Recursive handlers (stay Python, reuse primitives)

ingest_variable after the migration is illustrative — it shrinks from 115 lines to ~40 by delegating every extraction to a primitive and every sub-record to a small typed helper, while keeping the explicit control flow (and the "raise on duplicate variable ID" contract) in Python where a reader can see it:

def ingest_variable(self, elem: etree._Element) -> None:
    variable_id = self._resolve_id(elem, slug="var")
    if not self._claim_id(self.seen_variable_ids, variable_id, strict=True):
        raise ValueError(f"Duplicate variable ID {variable_id!r}")

    self._spawn_question(elem.find("qstn"), parent_id=variable_id)
    universe_id = self._spawn_universe(elem.find("universe"), parent_id=variable_id)
    self._spawn_categories(elem.findall("catgry"))
    self._spawn_concept(elem.find("concept"))

    self._append_and_count(
        self.variables,
        VariableRecord(
            dataset_id=self.dataset_id,
            dataset_name=self.dataset_name,
            variable_id=variable_id,
            file_id=compose.attr(elem.find("location"), None, "fileid"),
            universe_id=universe_id,
            **compose.textual(elem),
            **compose.metadata(elem),
        ),
        "variables",
    )

The _spawn_* helpers are the only new Python; each is ~10 lines and itself uses the primitives. _claim_id gains an optional strict=True to preserve the duplicate-variable exception.

Migration sequence

Every commit keeps the per-commit quality gate green (ruff format/check, mypy, generate_schema_definitions --check, xsd_coverage --structural --structural-threshold 100, full pytest including the new snapshot test) and the snapshot test byte-identical.

  1. _compose.py + unit tests — primitives only, no loader change.
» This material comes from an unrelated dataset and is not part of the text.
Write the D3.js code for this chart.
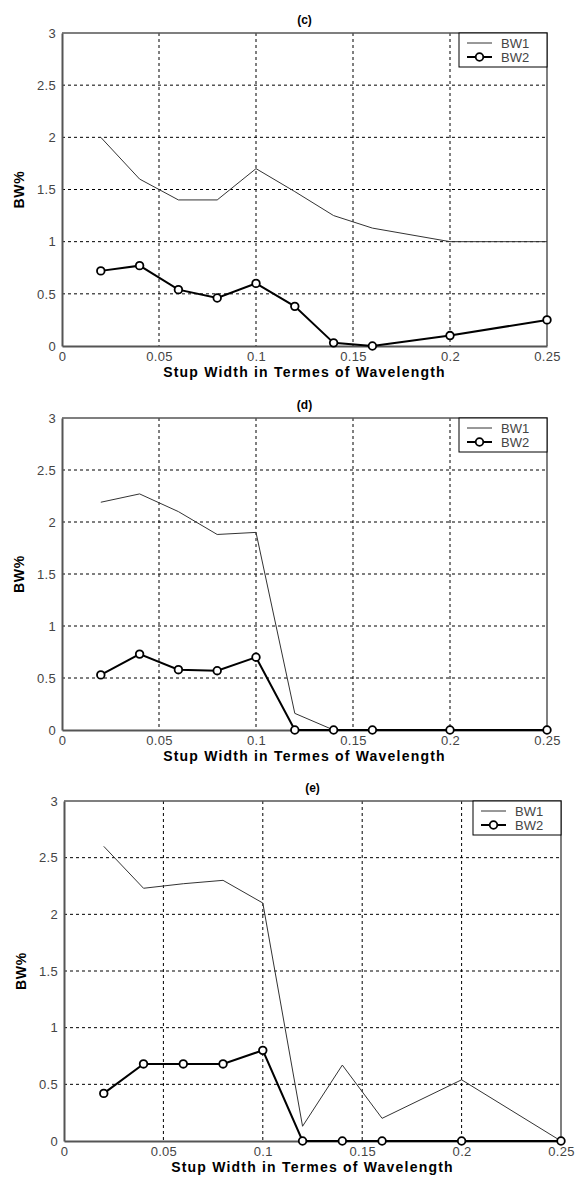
<!DOCTYPE html>
<html>
<head>
<meta charset="utf-8">
<script src="https://cdn.jsdelivr.net/npm/d3@7"></script>
<style>
  body { margin: 0; background: #fff; }
  svg { display: block; }
  text { font-family: "Liberation Sans", Arial, sans-serif; }
</style>
</head>
<body>
<div id="chart"></div>
<script>
// data
const stubWidth = [0.02, 0.04, 0.06, 0.08, 0.1, 0.12, 0.14, 0.16, 0.2, 0.25];

const bw1C = [2.0, 1.6, 1.4, 1.4, 1.7, 1.48, 1.25, 1.13, 1.0, 1.0];
const bw2C = [0.72, 0.77, 0.54, 0.46, 0.6, 0.38, 0.03, 0.0, 0.1, 0.25];

const bw1D = [2.19, 2.27, 2.1, 1.88, 1.9, 0.16, 0.0, 0.0, 0.0, 0.0];
const bw2D = [0.53, 0.73, 0.58, 0.57, 0.7, 0.0, 0.0, 0.0, 0.0, 0.0];

const bw1E = [2.6, 2.23, 2.27, 2.3, 2.1, 0.13, 0.67, 0.2, 0.54, 0.0];
const bw2E = [0.42, 0.68, 0.68, 0.68, 0.8, 0.0, 0.0, 0.0, 0.0, 0.0];

const xTicks = [0, 0.05, 0.1, 0.15, 0.2, 0.25];
const yTicks = [0, 0.5, 1, 1.5, 2, 2.5, 3];
const seriesNames = ["BW1", "BW2"];
const panelTitles = ["(c)", "(d)", "(e)"];
const xTitle = "Stup Width in Termes of Wavelength";
const yTitle = "BW%";

//*************************1. Layout
const width = 578, height = 1178;

const panels = [
  { title: panelTitles[0], bw1: bw1C, bw2: bw2C, left: 62, right: 547, top: 33, bottom: 346 },
  { title: panelTitles[1], bw1: bw1D, bw2: bw2D, left: 62, right: 547, top: 418, bottom: 730 },
  { title: panelTitles[2], bw1: bw1E, bw2: bw2E, left: 64, right: 561, top: 801, bottom: 1141 }
];

const svg = d3.select("#chart").append("svg")
  .attr("width", width)
  .attr("height", height);

//*************************2. Draw each panel
panels.forEach(p => {
  const xScale = d3.scaleLinear().domain([0, 0.25]).range([p.left, p.right]);
  const yScale = d3.scaleLinear().domain([0, 3]).range([p.bottom, p.top]);

  const g = svg.append("g");

  // grid
  g.append("g").selectAll("line")
    .data(xTicks.slice(1, -1))
    .join("line")
    .attr("x1", d => xScale(d)).attr("x2", d => xScale(d))
    .attr("y1", p.top).attr("y2", p.bottom)
    .attr("stroke", "#000").attr("stroke-width", 1)
    .attr("stroke-dasharray", "3,3");

  g.append("g").selectAll("line")
    .data(yTicks.slice(1, -1))
    .join("line")
    .attr("x1", p.left).attr("x2", p.right)
    .attr("y1", d => yScale(d)).attr("y2", d => yScale(d))
    .attr("stroke", "#000").attr("stroke-width", 1)
    .attr("stroke-dasharray", "3,3");

  // axes
  const xAxis = g.append("g")
    .attr("transform", `translate(0,${p.bottom})`)
    .call(d3.axisBottom(xScale).tickValues(xTicks).tickSize(0).tickPadding(6)
      .tickFormat(d => d3.format("")(d)));
  const yAxis = g.append("g")
    .attr("transform", `translate(${p.left},0)`)
    .call(d3.axisLeft(yScale).tickValues(yTicks).tickSize(0).tickPadding(6)
      .tickFormat(d => d3.format("")(d)));

  [xAxis, yAxis].forEach(a => {
    a.select(".domain").attr("stroke", "#555").attr("stroke-width", 2);
    a.selectAll("text")
      .attr("fill", "#444")
      .style("font-size", "13px")
      .style("letter-spacing", "0.3px")
      .style("font-family", "'Liberation Sans', Arial, sans-serif");
  });

  // top and right frame
  g.append("path")
    .attr("d", `M${p.left},${p.top}H${p.right}V${p.bottom}`)
    .attr("fill", "none")
    .attr("stroke", "#555")
    .attr("stroke-width", 1.5);

  // lines
  const line = d3.line()
    .x((d, i) => xScale(stubWidth[i]))
    .y(d => yScale(d));

  g.append("path")
    .datum(p.bw1)
    .attr("d", line)
    .attr("fill", "none")
    .attr("stroke", "#333")
    .attr("stroke-width", 1);

  g.append("path")
    .datum(p.bw2)
    .attr("d", line)
    .attr("fill", "none")
    .attr("stroke", "#000")
    .attr("stroke-width", 2);

  g.append("g").selectAll("circle")
    .data(p.bw2)
    .join("circle")
    .attr("cx", (d, i) => xScale(stubWidth[i]))
    .attr("cy", d => yScale(d))
    .attr("r", 3.8)
    .attr("fill", "#fff")
    .attr("stroke", "#000")
    .attr("stroke-width", 1.8);

  // legend
  const lw = 88, lh = 34;
  const lx = p.right - lw, ly = p.top;
  const legend = g.append("g").attr("transform", `translate(${lx},${ly})`);
  legend.append("rect")
    .attr("width", lw).attr("height", lh)
    .attr("fill", "#fff")
    .attr("stroke", "#000").attr("stroke-width", 1);

  seriesNames.forEach((name, i) => {
    const yy = 10 + i * 14;
    legend.append("line")
      .attr("x1", 8).attr("x2", 33)
      .attr("y1", yy).attr("y2", yy)
      .attr("stroke", i === 0 ? "#333" : "#000")
      .attr("stroke-width", i === 0 ? 1 : 2);
    if (i === 1) {
      legend.append("circle")
        .attr("cx", 20.5).attr("cy", yy).attr("r", 3.8)
        .attr("fill", "#fff").attr("stroke", "#000").attr("stroke-width", 1.8);
    }
    legend.append("text")
      .attr("x", 42).attr("y", yy + 4.5)
      .attr("fill", "#444")
      .style("font-size", "13px")
      .text(name);
  });

  // titles
  g.append("text")
    .attr("x", (p.left + p.right) / 2)
    .attr("y", p.top - 9)
    .attr("text-anchor", "middle")
    .style("font-size", "12px")
    .style("font-weight", "bold")
    .text(p.title);

  g.append("text")
    .attr("x", (p.left + p.right) / 2)
    .attr("y", p.bottom + 31)
    .attr("text-anchor", "middle")
    .style("font-size", "14px")
    .style("font-weight", "bold")
    .style("letter-spacing", "1.2px")
    .text(xTitle);

  g.append("text")
    .attr("transform", `translate(${p.left - 38},${(p.top + p.bottom) / 2}) rotate(-90)`)
    .attr("text-anchor", "middle")
    .style("font-size", "14px")
    .style("font-weight", "bold")
    .style("letter-spacing", "0.8px")
    .text(yTitle);
});
</script>
</body>
</html>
Snapshot unaffected. (_coerce.py deferred until the generator emits per-property XSD simple types.)
  2. _composition_specs.py registry + _run_composition walker — add CompositionSpec entries for the flat handlers (in batches, validating the walker on a representative subset first) and the _run_composition(tag, elem) walker. Replace those handlers' bodies with a single call into the walker. Snapshot must stay byte-identical at every commit.
  3. Recursive handler rewrites — one commit per handler (ingest_variable, ingest_study, ingest_question_item, ingest_question, ingest_contributor_role, ingest_var_group, ingest_category_group), each rewriting the body to primitive + _spawn_* form. Snapshot byte-identical per commit.
  4. Dispatch collapse — the _build_handlers table at loader.py:1836 becomes tag -> _run_composition for flat tags; only the seven recursive tags keep explicit method entries.
  5. CHANGELOG under ## [0.4.0].

Verification

The snapshot harness at tests/test_codebook_loader_snapshot.py (already committed) captures every batch the loader produces for tests/fixtures/codebook_sample.xml. It is the byte-equality gate for every commit in the registry and dispatch-collapse work. Intentional schema changes regenerate the snapshot via REGEN=1 pytest tests/test_codebook_loader_snapshot.py with the JSON diff reviewed in the same commit. test_snapshot_covers_the_bespoke_handlers keeps the fixture meaningful (it must keep producing variables, studies, questions, question_items, organizations, data_files).